The plot, the characters, the writing style, the climax, the adventure, the thrill, the mystery which surrounds the baby girl – it is all pure genius.

The plot is well-knit and together with all the subplots makes for an entertaining read. The narrations are in third voice and sometimes in the form of a notebook which the private investigator left behind.

The story is being told from many people’s perspectives and thus there are quite a number of important characters all of which entertain the reader to no end.

I best liked the character of Malvina De Carville, Mathilde De Carville, Marc and Lylie. All four characters were nicely developed and had a depth about them, even if a little negative.

For some reason, I couldn’t bring myself to like the character portrayal of the private investigator much. There was something missing in him I believe. His motives were not very clear and his personal life was hastily showcased giving the reader very less time to know him as a person.

I liked the climax though just a few pages before the grand revelation I had a faint notion of what might be in store for the reader. Nevertheless, it was really fun reading it.

I also particularly liked the fact that there were not any gruesome murders or gory crime scene portrayals as has become the norm with most crime fictions nowadays.

That proves the point that good crime fiction may not necessarily be a gory one.

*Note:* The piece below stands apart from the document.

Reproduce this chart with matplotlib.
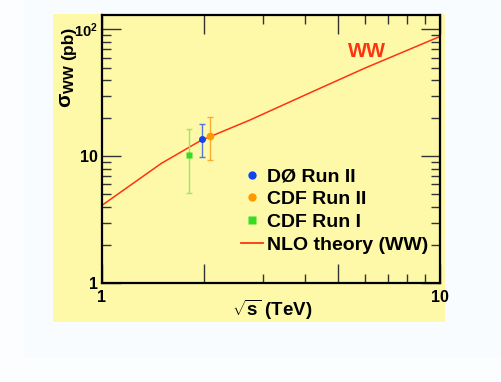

Overall, the book was an absolute un-put-down-able read and I simply couldn’t wait to get until the end, however, I would have appreciated the author’s skill more if the 386 long pages would have been condensed to less than 300 pages.

Also, I had got the Indian paperback version. I didn’t find the quality of the paper good and the font size appealing and often I had to switch to another book for my night reading sessions.

But that being said, “After The Crash” was an exceptional read and I rate it four out of five stars and recommend it to all crime fiction lovers.